Overview

SkyReels V4 is a unified multi-modal video foundation model from Skywork AI (a division of Chinese internet company Kunlun). Released February 25, 2026 with an accompanying arXiv paper (arXiv:2602.21818), it claims to be the first model to simultaneously support multi-modal input, joint video-audio generation, and a unified treatment of generation, inpainting, and editing in a single pipeline.

TL;DR

Joint video and audio generation at 1080p/32FPS - one model, not two chained together
Reached #1 on Artificial Analysis T2V (With Audio) arena on March 19, 2026 before HappyHorse-1.0 surpassed it; currently Elo 1,104 (4th place, tied with Kling 3.0 1080p Pro)
Priced at $7.20/min with audio and $8.40/min without, with a commercial license included

What distinguishes V4 from the previous SkyReels lineup isn't just a quality bump.
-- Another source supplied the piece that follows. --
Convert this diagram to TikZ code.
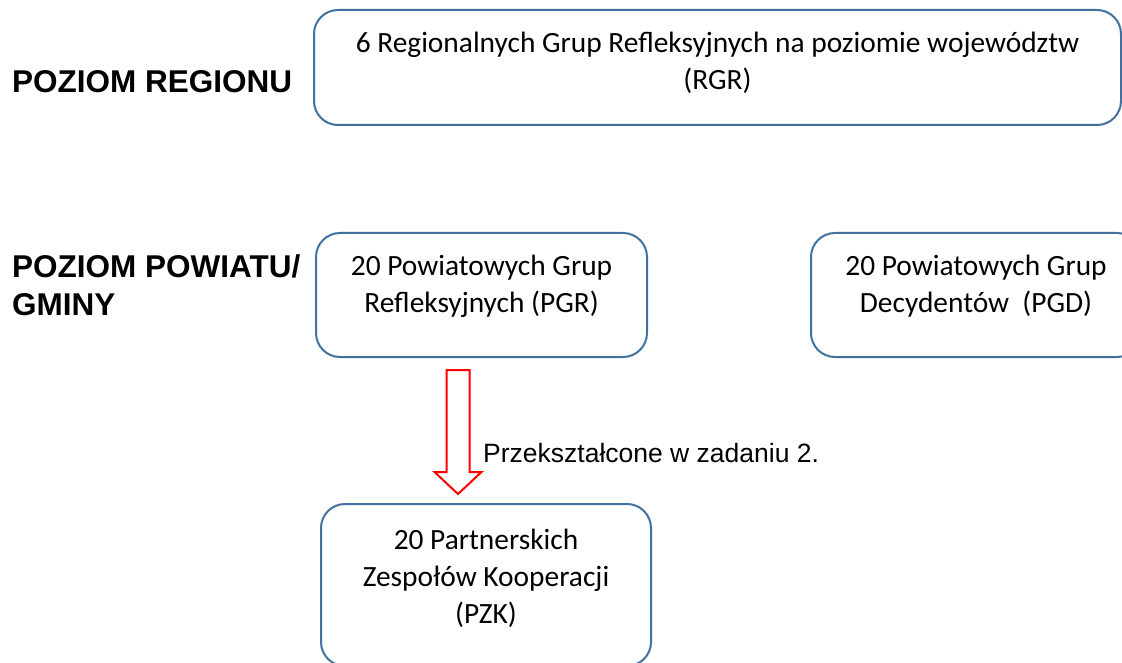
\documentclass[tikz,border=0pt]{standalone}
\usepackage{fontspec}
\setmainfont{Carlito}
\newfontfamily\arialfont{Liberation Sans}
\usepackage{tikz}
\usetikzlibrary{calc}
\definecolor{ramka}{RGB}{65,113,156}
\tikzset{
	grupa/.style={draw=ramka, line width=2pt, rounded corners=24pt, align=center, inner sep=0pt,
		font=\fontsize{29.4}{37}\selectfont},
	poziom/.style={font=\arialfont\bfseries\fontsize{31.5}{38}\selectfont, align=left, inner sep=0pt},
	strzalka/.style={draw=red, line width=2pt, fill=white},
}
\begin{document}
\begin{tikzpicture}[x=1pt, y=-1pt]
		\useasboundingbox (0,0) rectangle (1122,663);
		% poziomy
		\node[poziom, anchor=base west] (region) at (12,93) {POZIOM REGIONU};
		\node[poziom, anchor=base west] (powiat) at (12,315) {POZIOM POWIATU/\\GMINY};
		% grupy
		\node[grupa, anchor=north west, minimum width=807pt, minimum height=115pt, text depth=14pt] (rgr) at (313,9)
			{6 Regionalnych Grup Refleksyjnych na poziomie województw\\(RGR)};
		\node[grupa, anchor=north west, minimum width=331pt, minimum height=124pt, text depth=22pt] (pgr) at (315,232)
			{20 Powiatowych Grup\\Refleksyjnych (PGR)};
		\node[grupa, anchor=north west, minimum width=330pt, minimum height=124pt, text depth=22pt] (pgd) at (810,232)
			{20 Powiatowych Grup\\Decydentów\ \ (PGD)};
		\node[grupa, anchor=north west, minimum width=330pt, minimum height=162pt, text depth=18pt] (pzk) at (320,503)
			{20 Partnerskich\\Zespołów Kooperacji\\(PZK)};
		% strzalka PGR -> PZK
		\coordinate (arrtop) at ($(pgr.south)+(-23.5,12)$);
		\coordinate (arrtip) at ($(pzk.north)+(-28,-9)$);
		\draw[strzalka] ($(arrtop)+(-11.5,0)$) -- ($(arrtip)+(-11.5,-22)$) -- ($(arrtip)+(-23.5,-22)$)
			-- (arrtip) -- ($(arrtip)+(23.5,-22)$) -- ($(arrtip)+(11.5,-22)$) -- ($(arrtop)+(11.5,0)$) -- cycle;
		\node[anchor=base west, inner sep=0pt, font=\arialfont\fontsize{26.5}{30}\selectfont] (opis) at (483,462)
			{Przekształcone w zadaniu 2.};
	\end{tikzpicture}
\end{document}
V1 through V3 targeted avatar animation and image-to-video workflows. V4 restructures the entire architecture around a dual-stream system that produces video and audio as a single joint output rather than sequential or parallel post-processing. That architectural shift matters more than any benchmark position.
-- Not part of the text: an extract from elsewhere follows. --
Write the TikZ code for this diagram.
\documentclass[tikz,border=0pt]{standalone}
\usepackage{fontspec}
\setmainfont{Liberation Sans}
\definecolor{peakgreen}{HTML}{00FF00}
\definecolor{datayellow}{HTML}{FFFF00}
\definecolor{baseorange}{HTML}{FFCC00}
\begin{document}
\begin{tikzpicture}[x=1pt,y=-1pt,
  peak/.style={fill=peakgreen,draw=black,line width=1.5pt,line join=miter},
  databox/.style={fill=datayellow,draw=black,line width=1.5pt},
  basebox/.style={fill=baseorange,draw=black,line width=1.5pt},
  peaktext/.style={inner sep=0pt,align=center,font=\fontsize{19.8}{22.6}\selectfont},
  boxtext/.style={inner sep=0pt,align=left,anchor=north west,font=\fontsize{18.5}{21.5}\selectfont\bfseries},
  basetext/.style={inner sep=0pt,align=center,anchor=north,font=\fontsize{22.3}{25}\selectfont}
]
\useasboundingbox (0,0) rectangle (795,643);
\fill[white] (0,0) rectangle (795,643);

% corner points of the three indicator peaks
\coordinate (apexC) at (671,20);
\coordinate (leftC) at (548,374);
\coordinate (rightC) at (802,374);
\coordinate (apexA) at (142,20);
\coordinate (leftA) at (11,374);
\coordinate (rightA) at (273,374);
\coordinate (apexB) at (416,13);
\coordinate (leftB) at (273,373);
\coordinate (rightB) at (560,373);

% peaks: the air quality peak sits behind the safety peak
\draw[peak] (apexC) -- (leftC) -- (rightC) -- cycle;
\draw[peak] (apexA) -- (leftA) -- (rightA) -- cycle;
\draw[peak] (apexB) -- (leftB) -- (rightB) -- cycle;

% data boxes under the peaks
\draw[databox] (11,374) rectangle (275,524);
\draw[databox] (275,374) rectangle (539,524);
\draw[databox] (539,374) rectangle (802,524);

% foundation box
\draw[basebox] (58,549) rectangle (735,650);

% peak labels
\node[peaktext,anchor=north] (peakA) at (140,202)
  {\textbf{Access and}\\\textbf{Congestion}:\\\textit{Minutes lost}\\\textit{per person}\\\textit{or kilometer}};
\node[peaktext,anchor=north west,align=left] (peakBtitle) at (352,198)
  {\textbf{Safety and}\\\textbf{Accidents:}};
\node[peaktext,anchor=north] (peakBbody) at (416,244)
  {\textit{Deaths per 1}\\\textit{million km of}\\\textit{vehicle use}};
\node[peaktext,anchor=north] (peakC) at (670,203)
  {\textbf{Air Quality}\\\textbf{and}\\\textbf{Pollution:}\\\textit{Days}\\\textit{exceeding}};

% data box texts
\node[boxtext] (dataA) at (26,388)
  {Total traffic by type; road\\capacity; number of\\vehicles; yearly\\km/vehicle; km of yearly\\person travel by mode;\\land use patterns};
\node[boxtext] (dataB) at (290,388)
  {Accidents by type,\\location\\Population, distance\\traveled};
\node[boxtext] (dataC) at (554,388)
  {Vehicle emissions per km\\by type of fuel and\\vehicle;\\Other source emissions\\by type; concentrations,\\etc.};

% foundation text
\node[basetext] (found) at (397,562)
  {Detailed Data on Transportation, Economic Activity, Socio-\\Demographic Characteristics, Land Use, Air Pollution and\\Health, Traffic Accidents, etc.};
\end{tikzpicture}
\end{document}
On March 19, 2026, Artificial Analysis announced that SkyReels V4 had taken the #1 spot in the Text to Video (With Audio) category of its Video Arena, surpassing Kling 3.0 and Veo 3.1. HappyHorse-1.0 subsequently took the top position after its surprise release in early April 2026. As of June 2026, V4 sits at Elo 1,104, tied with Kling 3.0 1080p Pro at 4th place in the with-audio ranking.

Key Specifications

Specification	Details
Provider	Skywork AI (Kunlun)
Model Family	SkyReels
Parameters	Not disclosed
Max Resolution	1080p (also 720p, 480p)
Frame Rate	32 FPS
Max Duration	15 seconds
Aspect Ratios	16:9, 9:16, 4:3, 3:4, 1:1
Input Types	Text, image, video clip, mask, audio reference
Output Format	MP4
Pricing (with audio)	$7.20/min (~$0.12/sec)
Pricing (without audio)	$8.40/min (~$0.14/sec)
Release Date	2026-02-25
Open Source	Weights not yet released; previous V1-V3 are open
License	Commercial license included

Architecture

SkyReels V4 uses a dual-stream Multimodal Diffusion Transformer (MMDiT). One branch handles video synthesis. The other generates temporally aligned audio. Both branches share a text encoder based on a Multimodal Large Language Model (MLLM), which means the same semantic understanding of a prompt drives both streams in parallel.

The architecture uses a hybrid approach: early layers in each branch use separate parameters but attend to each other via bidirectional cross-attention; later layers share parameters for efficiency. Temporal alignment between video frames and audio tokens uses Rotary Positional Embeddings (RoPE) scaled to the respective temporal resolutions (21 video frames vs. 218 audio tokens per clip).

The efficiency strategy for reaching 1080p/32FPS at 15 seconds is worth noting. Rather than running a single expensive diffusion pass at full resolution, the model jointly creates low-resolution full sequences and high-resolution keyframes, then applies dedicated super-resolution and frame interpolation models. The paper reports this Video Sparse Attention approach cuts compute by roughly 3x compared to a naive full-resolution pass.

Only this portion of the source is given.